» **Written problem**: Which lines hold the word "script"? Copy each one.

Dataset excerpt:
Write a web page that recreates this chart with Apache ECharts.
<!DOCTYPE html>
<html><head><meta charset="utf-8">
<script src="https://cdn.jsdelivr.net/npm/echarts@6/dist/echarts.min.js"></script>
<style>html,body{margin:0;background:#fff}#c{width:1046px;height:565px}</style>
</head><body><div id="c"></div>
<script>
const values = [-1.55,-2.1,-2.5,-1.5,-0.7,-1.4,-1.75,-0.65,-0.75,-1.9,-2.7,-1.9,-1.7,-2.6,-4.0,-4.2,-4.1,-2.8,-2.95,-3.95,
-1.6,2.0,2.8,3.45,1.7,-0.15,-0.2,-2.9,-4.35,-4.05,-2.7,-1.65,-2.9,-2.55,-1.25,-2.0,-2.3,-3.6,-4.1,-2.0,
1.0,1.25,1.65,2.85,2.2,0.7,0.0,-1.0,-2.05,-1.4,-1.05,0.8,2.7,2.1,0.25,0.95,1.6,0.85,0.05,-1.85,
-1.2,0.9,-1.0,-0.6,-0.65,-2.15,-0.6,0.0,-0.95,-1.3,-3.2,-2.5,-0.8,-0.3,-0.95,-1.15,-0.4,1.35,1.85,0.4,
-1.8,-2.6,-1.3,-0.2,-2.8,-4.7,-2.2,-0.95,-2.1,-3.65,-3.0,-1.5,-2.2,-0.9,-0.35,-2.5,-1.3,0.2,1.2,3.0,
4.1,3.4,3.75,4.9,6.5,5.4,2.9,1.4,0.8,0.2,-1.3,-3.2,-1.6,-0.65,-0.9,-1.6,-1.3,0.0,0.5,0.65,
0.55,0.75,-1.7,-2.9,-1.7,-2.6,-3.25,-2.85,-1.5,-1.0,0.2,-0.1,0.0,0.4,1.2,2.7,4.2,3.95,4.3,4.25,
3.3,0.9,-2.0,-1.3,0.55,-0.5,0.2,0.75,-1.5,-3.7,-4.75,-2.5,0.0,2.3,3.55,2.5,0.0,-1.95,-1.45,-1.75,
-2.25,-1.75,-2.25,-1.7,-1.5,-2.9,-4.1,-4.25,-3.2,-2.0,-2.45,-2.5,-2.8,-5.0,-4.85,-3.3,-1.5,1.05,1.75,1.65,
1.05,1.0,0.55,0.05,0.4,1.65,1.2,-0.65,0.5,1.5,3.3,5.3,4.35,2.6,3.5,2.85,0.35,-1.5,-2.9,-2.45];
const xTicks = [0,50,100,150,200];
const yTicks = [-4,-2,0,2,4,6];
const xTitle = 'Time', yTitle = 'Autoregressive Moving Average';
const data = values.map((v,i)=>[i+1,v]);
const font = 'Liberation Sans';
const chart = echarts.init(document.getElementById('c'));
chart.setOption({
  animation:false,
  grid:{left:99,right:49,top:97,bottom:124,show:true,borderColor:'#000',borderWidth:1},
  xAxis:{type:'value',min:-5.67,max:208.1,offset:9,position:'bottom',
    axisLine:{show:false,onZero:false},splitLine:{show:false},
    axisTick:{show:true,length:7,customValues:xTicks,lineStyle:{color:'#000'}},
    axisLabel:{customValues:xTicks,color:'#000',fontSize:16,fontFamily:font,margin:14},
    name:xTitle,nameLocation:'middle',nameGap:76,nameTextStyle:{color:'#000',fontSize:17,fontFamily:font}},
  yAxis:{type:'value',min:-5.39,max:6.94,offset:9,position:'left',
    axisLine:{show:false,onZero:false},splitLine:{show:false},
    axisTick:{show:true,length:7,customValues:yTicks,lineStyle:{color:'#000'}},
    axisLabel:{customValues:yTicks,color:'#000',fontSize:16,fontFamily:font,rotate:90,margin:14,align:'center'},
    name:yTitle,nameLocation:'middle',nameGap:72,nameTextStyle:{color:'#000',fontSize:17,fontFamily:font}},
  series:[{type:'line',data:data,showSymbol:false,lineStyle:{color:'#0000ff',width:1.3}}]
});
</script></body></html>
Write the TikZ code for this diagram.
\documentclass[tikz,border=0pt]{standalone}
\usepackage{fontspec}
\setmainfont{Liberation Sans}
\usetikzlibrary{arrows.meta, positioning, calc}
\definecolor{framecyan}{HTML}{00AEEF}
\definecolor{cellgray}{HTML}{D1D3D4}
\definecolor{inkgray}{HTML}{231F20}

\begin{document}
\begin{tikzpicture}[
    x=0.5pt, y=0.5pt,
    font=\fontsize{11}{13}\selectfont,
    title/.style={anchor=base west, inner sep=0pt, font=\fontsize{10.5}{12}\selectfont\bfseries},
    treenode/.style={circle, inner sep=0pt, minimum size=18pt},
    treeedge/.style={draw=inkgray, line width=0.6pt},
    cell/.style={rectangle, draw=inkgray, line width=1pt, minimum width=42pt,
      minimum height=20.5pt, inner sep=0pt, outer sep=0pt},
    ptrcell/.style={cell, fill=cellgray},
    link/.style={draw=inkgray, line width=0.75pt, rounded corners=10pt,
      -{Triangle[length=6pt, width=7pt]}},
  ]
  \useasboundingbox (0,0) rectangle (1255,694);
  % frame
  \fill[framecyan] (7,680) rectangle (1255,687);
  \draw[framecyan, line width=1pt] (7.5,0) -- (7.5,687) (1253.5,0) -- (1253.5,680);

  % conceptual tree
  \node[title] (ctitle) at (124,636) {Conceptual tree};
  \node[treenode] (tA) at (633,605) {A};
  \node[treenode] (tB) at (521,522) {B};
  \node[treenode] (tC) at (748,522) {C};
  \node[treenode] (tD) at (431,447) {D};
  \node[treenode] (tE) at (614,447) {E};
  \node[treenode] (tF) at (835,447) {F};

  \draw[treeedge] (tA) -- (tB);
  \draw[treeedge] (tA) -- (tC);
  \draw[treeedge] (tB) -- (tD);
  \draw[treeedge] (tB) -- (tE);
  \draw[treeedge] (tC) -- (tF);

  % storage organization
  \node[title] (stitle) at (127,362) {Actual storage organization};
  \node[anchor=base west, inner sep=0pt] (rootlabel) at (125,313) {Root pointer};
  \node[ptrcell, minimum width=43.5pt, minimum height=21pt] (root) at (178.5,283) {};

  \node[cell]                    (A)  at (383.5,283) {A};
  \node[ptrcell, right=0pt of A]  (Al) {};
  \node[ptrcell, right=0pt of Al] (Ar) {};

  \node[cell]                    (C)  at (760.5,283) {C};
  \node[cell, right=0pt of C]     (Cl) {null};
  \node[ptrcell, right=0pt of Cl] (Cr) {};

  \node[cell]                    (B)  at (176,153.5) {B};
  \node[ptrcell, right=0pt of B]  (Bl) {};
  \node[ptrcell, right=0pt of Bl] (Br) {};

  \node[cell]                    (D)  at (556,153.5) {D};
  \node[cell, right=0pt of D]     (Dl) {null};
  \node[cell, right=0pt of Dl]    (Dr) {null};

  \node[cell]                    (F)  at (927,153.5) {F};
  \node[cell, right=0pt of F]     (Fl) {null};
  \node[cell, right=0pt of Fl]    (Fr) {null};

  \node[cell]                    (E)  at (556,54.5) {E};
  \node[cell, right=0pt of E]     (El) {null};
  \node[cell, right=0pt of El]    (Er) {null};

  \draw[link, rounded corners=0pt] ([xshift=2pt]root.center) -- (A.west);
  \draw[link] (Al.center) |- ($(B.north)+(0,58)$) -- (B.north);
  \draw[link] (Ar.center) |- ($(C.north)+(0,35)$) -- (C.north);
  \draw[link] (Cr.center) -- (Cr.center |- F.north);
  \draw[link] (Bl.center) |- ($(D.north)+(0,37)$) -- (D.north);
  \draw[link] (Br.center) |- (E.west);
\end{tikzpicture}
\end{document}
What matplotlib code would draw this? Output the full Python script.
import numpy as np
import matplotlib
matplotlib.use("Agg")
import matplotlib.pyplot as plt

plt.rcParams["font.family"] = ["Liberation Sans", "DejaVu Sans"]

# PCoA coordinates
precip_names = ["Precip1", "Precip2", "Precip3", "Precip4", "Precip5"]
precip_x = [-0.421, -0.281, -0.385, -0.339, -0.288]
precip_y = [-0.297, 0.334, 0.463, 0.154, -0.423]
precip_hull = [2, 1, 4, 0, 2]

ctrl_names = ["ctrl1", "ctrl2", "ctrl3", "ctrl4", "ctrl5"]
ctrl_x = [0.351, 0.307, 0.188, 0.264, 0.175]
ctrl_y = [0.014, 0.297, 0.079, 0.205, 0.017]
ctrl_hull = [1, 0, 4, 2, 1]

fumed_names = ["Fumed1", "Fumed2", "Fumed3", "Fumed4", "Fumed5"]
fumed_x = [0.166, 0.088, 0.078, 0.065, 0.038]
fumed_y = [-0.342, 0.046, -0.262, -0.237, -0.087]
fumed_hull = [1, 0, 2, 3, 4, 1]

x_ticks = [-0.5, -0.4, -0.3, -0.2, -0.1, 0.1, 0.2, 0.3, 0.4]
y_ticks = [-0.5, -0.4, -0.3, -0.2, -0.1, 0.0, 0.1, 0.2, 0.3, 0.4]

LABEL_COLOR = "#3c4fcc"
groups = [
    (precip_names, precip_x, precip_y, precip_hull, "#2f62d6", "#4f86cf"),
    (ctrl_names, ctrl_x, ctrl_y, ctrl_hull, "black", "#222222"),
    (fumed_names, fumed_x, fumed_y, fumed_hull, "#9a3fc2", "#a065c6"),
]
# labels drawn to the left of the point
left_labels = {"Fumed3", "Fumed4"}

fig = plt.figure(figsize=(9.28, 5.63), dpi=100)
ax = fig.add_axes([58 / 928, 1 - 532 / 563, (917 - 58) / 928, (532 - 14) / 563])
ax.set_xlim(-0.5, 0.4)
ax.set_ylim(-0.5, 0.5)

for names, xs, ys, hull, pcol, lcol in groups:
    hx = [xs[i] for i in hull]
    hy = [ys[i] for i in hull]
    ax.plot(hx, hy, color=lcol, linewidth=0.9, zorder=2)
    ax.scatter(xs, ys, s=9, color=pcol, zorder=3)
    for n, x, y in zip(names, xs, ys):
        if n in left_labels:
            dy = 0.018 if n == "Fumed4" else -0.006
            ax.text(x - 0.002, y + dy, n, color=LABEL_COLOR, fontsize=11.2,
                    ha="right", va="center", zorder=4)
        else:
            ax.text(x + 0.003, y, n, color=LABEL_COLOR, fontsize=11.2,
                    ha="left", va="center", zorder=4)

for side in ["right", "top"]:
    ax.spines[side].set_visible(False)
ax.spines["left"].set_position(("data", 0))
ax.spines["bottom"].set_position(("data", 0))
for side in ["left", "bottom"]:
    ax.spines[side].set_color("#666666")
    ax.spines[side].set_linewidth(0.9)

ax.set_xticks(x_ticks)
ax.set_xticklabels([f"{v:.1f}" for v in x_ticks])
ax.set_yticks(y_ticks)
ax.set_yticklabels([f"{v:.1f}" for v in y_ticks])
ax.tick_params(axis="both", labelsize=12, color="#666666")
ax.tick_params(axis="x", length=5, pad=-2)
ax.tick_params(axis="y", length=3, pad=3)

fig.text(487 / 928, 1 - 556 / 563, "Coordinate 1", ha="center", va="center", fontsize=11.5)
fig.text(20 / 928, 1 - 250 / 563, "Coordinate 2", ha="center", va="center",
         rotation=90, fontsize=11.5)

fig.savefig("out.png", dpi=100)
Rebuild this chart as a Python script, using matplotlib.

» **Full solution**:
<script src="https://cdn.jsdelivr.net/npm/echarts@6/dist/echarts.min.js"></script>
<script>
</script></body></html>
What matplotlib code would draw this? Output the full Python script.
Rebuild this chart as a Python script, using matplotlib.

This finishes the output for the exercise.